### Requirements
Everything from the line with "Write a Python" through the line with "text_col = '#595959'", inclusive, should be repeated exactly, except the pictures.

### Source code of charts

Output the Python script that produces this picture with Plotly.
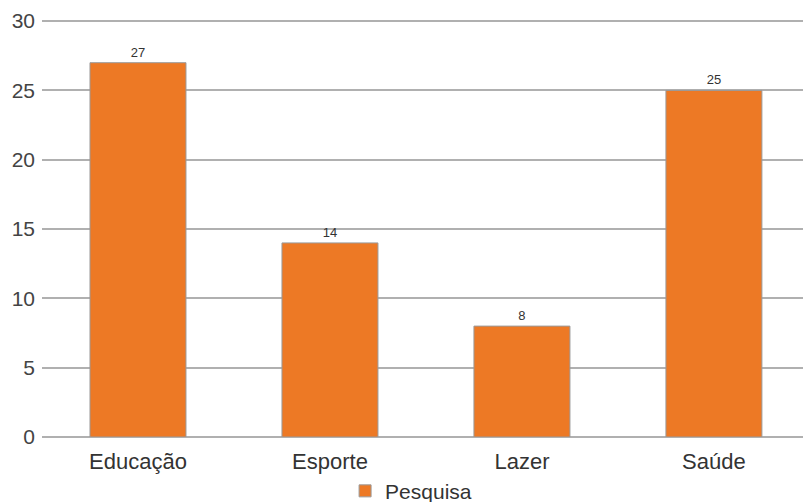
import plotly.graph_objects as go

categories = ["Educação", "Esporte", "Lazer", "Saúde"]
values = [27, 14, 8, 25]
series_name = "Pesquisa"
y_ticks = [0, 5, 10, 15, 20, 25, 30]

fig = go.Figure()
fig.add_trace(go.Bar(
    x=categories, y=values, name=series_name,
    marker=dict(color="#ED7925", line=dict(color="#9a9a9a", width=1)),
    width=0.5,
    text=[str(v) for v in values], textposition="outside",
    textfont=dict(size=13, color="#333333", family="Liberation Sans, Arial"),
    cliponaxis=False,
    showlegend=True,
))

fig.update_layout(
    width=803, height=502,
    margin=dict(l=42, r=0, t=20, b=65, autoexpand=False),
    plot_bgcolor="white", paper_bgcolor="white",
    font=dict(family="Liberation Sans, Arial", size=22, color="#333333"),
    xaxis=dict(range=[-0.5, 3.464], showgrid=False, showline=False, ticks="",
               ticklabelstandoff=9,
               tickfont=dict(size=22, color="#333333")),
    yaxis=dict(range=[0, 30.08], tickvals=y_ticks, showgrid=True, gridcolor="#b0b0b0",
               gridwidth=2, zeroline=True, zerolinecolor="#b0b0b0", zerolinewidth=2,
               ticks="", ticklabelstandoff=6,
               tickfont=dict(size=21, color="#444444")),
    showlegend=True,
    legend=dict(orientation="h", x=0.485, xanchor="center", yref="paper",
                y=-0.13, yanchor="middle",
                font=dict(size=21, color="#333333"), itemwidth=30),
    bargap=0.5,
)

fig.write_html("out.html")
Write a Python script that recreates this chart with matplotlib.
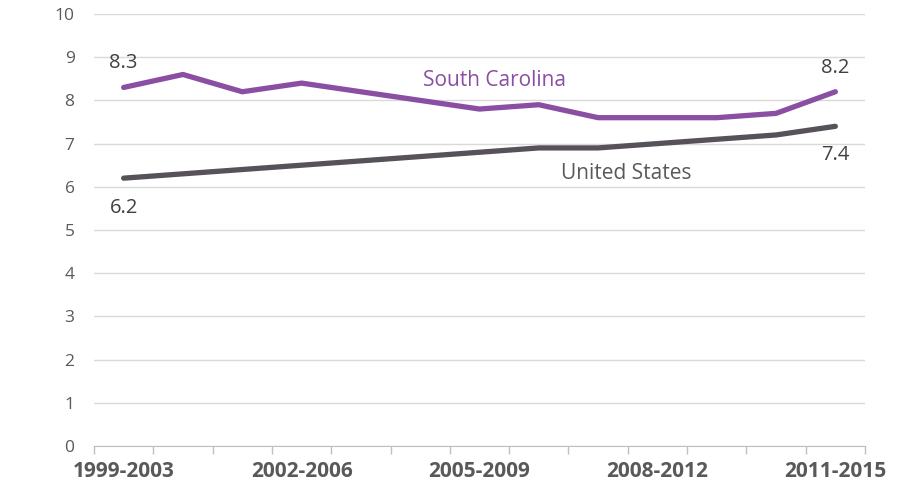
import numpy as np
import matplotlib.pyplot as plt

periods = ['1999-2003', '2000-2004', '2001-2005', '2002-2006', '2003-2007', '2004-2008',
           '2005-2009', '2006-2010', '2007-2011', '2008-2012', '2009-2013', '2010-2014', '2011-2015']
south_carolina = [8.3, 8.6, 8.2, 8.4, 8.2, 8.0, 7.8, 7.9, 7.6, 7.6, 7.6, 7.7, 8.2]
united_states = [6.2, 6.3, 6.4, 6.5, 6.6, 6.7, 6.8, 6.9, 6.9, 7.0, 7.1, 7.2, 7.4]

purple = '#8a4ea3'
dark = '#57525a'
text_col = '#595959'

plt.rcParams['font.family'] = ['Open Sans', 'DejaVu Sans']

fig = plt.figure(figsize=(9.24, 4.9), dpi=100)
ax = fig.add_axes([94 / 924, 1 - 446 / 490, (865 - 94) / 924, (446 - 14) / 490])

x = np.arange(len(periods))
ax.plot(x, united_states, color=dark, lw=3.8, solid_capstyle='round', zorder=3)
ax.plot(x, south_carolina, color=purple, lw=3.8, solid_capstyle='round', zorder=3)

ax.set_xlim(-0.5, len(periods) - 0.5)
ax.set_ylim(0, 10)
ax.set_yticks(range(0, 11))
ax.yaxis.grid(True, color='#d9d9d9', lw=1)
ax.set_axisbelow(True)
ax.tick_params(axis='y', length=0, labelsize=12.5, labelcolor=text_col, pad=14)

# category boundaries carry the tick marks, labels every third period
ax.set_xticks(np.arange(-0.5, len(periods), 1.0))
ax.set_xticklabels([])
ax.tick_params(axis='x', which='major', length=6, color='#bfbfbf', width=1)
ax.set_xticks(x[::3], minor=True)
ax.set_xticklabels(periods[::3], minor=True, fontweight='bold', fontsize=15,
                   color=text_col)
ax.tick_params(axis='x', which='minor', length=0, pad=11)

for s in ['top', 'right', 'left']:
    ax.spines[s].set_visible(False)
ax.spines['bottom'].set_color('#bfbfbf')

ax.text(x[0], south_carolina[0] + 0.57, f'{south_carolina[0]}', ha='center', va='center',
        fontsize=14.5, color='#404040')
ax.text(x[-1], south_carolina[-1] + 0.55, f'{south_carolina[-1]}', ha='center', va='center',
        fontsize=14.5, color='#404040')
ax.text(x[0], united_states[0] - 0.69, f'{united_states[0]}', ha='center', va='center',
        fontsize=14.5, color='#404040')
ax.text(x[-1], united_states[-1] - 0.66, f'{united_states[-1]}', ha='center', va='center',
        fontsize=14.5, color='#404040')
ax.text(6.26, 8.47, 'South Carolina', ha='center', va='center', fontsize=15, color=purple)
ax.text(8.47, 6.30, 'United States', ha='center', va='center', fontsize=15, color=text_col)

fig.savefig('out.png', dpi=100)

### Task output
Write a Python script that recreates this chart with matplotlib.
import numpy as np
import matplotlib.pyplot as plt

periods = ['1999-2003', '2000-2004', '2001-2005', '2002-2006', '2003-2007', '2004-2008',
           '2005-2009', '2006-2010', '2007-2011', '2008-2012', '2009-2013', '2010-2014', '2011-2015']
south_carolina = [8.3, 8.6, 8.2, 8.4, 8.2, 8.0, 7.8, 7.9, 7.6, 7.6, 7.6, 7.7, 8.2]
united_states = [6.2, 6.3, 6.4, 6.5, 6.6, 6.7, 6.8, 6.9, 6.9, 7.0, 7.1, 7.2, 7.4]

purple = '#8a4ea3'
dark = '#57525a'
text_col = '#595959'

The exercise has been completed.